Given problem »
Reproduce exactly, with no pictures, each line from the opening of the material down through the line containing "fast_u = [1.135, 0.875]".

****

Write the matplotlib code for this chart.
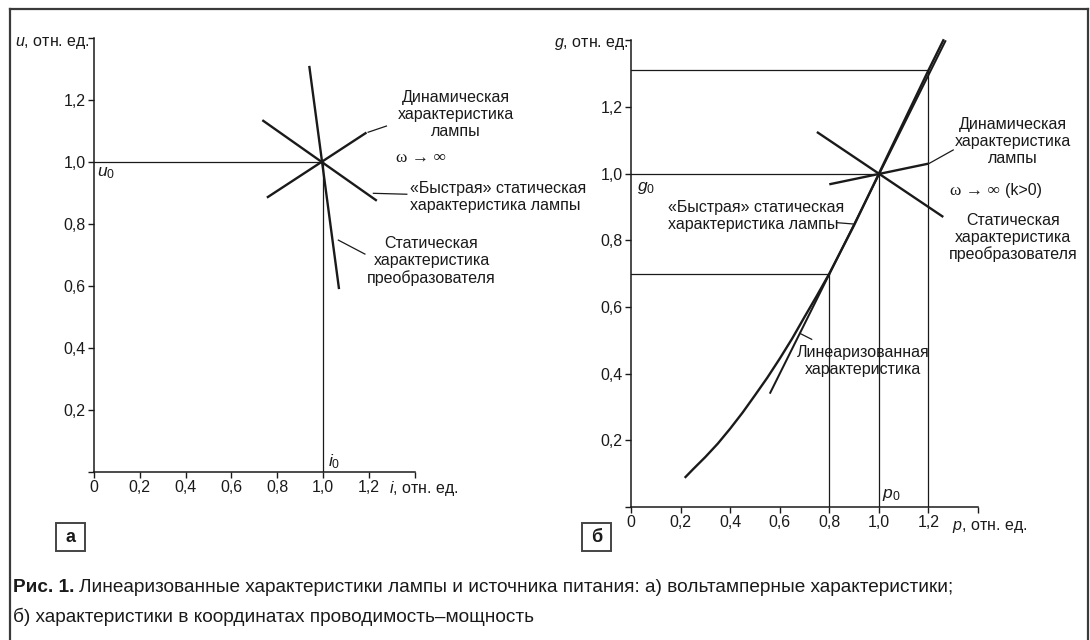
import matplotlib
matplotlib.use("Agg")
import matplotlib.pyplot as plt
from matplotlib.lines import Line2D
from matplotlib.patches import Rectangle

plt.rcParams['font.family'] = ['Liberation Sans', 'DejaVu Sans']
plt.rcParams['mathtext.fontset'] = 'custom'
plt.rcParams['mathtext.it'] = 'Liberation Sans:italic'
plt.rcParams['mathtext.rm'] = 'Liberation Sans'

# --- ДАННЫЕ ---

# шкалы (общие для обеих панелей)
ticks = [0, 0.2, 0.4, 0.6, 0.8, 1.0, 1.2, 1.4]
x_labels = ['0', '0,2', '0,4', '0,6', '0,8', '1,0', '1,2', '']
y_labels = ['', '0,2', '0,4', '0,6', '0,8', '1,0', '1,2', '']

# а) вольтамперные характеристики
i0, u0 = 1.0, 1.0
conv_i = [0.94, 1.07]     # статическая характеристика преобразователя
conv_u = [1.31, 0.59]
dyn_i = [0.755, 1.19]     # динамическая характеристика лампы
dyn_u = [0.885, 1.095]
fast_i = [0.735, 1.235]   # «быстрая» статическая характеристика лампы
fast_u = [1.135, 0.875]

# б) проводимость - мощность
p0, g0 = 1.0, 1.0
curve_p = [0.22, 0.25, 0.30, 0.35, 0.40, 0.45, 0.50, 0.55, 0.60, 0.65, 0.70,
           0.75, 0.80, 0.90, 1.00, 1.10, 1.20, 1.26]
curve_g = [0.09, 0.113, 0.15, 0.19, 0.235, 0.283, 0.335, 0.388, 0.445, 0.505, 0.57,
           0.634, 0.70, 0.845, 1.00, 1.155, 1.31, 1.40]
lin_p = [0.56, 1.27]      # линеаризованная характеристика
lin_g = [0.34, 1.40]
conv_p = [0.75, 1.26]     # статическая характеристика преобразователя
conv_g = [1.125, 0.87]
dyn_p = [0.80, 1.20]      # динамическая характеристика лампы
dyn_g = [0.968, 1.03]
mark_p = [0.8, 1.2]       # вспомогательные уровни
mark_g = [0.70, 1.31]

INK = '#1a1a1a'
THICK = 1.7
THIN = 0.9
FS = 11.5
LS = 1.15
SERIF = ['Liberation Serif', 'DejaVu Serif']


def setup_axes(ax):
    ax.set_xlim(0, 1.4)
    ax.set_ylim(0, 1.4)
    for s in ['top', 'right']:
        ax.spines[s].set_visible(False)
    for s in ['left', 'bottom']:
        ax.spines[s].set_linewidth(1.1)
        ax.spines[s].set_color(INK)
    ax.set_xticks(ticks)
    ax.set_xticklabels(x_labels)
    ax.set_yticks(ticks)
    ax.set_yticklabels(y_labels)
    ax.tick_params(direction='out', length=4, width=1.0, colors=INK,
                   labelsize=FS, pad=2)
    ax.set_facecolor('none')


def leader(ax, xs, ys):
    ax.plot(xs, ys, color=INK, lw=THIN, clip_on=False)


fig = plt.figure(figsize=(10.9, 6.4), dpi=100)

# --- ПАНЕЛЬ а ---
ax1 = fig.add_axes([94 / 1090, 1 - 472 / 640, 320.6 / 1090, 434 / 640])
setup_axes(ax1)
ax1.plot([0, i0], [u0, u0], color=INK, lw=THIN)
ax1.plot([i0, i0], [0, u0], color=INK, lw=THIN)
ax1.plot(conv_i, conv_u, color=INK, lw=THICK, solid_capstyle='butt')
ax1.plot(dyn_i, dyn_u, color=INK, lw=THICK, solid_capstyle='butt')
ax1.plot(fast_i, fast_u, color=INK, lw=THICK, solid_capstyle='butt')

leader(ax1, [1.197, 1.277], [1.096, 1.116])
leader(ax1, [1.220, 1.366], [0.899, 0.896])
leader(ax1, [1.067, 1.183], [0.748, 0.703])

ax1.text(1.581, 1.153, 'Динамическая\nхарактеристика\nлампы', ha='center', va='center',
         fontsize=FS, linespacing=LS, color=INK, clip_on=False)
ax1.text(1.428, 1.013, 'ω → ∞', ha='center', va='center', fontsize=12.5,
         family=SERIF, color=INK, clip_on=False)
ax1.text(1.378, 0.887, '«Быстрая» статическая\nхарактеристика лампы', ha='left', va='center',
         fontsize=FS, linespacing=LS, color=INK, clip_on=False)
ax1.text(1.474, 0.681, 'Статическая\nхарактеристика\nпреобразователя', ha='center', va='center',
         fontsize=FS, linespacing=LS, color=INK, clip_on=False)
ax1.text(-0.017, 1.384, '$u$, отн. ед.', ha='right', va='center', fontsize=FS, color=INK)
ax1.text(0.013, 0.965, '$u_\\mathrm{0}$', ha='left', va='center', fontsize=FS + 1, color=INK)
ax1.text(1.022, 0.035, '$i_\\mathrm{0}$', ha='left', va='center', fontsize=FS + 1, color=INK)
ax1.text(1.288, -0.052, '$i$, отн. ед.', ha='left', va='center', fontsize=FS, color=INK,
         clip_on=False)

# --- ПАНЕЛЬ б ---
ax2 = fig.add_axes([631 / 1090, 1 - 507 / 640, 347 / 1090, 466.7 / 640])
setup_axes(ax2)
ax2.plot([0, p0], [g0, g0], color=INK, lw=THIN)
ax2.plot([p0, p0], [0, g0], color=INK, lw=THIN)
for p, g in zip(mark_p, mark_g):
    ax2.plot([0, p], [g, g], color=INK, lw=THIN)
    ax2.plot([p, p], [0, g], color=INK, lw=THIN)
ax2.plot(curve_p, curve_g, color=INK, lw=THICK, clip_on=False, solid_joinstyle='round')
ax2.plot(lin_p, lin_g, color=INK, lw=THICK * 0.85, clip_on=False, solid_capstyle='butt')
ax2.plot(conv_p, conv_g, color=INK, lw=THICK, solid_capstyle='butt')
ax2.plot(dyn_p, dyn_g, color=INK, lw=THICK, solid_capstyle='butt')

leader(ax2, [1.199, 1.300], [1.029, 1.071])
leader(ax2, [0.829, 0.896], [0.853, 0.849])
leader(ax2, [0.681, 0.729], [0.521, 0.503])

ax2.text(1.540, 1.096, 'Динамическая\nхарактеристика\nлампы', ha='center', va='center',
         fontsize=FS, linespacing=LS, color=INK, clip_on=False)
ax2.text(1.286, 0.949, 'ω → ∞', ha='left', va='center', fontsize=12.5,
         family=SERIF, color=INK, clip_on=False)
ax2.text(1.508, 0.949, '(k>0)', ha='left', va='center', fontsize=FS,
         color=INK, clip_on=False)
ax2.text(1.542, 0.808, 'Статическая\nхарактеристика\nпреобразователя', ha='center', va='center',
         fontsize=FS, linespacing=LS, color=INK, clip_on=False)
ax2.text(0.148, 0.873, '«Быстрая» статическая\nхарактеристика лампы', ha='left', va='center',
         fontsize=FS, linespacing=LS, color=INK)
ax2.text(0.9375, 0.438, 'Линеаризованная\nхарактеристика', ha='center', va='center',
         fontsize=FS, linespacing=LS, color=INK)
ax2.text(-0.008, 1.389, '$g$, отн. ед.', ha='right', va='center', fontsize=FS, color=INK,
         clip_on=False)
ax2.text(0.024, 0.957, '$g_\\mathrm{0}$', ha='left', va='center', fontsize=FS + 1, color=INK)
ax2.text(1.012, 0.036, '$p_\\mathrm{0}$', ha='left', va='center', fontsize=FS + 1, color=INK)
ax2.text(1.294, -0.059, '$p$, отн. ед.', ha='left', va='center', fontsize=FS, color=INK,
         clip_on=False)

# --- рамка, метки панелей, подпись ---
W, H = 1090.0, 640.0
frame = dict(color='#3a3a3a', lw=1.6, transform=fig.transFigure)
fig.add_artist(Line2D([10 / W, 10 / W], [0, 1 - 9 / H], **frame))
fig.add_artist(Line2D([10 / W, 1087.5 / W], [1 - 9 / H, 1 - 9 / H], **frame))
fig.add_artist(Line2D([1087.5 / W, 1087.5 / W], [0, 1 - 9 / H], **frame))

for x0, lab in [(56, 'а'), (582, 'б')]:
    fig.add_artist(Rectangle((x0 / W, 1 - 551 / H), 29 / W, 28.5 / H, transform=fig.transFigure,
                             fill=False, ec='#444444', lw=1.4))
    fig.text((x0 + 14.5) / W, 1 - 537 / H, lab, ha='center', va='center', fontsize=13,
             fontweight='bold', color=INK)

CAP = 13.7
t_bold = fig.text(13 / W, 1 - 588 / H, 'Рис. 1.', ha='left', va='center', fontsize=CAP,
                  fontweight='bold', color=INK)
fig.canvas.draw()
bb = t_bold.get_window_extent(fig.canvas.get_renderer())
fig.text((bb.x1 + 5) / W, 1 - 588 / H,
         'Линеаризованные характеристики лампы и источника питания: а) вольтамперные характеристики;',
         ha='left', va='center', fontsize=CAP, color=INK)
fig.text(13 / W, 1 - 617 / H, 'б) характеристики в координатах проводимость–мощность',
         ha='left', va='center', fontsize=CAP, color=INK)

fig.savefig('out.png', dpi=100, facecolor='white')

****

Written answer »
Write the matplotlib code for this chart.
import matplotlib
matplotlib.use("Agg")
import matplotlib.pyplot as plt
from matplotlib.lines import Line2D
from matplotlib.patches import Rectangle

plt.rcParams['font.family'] = ['Liberation Sans', 'DejaVu Sans']
plt.rcParams['mathtext.fontset'] = 'custom'
plt.rcParams['mathtext.it'] = 'Liberation Sans:italic'
plt.rcParams['mathtext.rm'] = 'Liberation Sans'

# --- ДАННЫЕ ---

# шкалы (общие для обеих панелей)
ticks = [0, 0.2, 0.4, 0.6, 0.8, 1.0, 1.2, 1.4]
x_labels = ['0', '0,2', '0,4', '0,6', '0,8', '1,0', '1,2', '']
y_labels = ['', '0,2', '0,4', '0,6', '0,8', '1,0', '1,2', '']

# а) вольтамперные характеристики
i0, u0 = 1.0, 1.0
conv_i = [0.94, 1.07]     # статическая характеристика преобразователя
conv_u = [1.31, 0.59]
dyn_i = [0.755, 1.19]     # динамическая характеристика лампы
dyn_u = [0.885, 1.095]
fast_i = [0.735, 1.235]   # «быстрая» статическая характеристика лампы
fast_u = [1.135, 0.875]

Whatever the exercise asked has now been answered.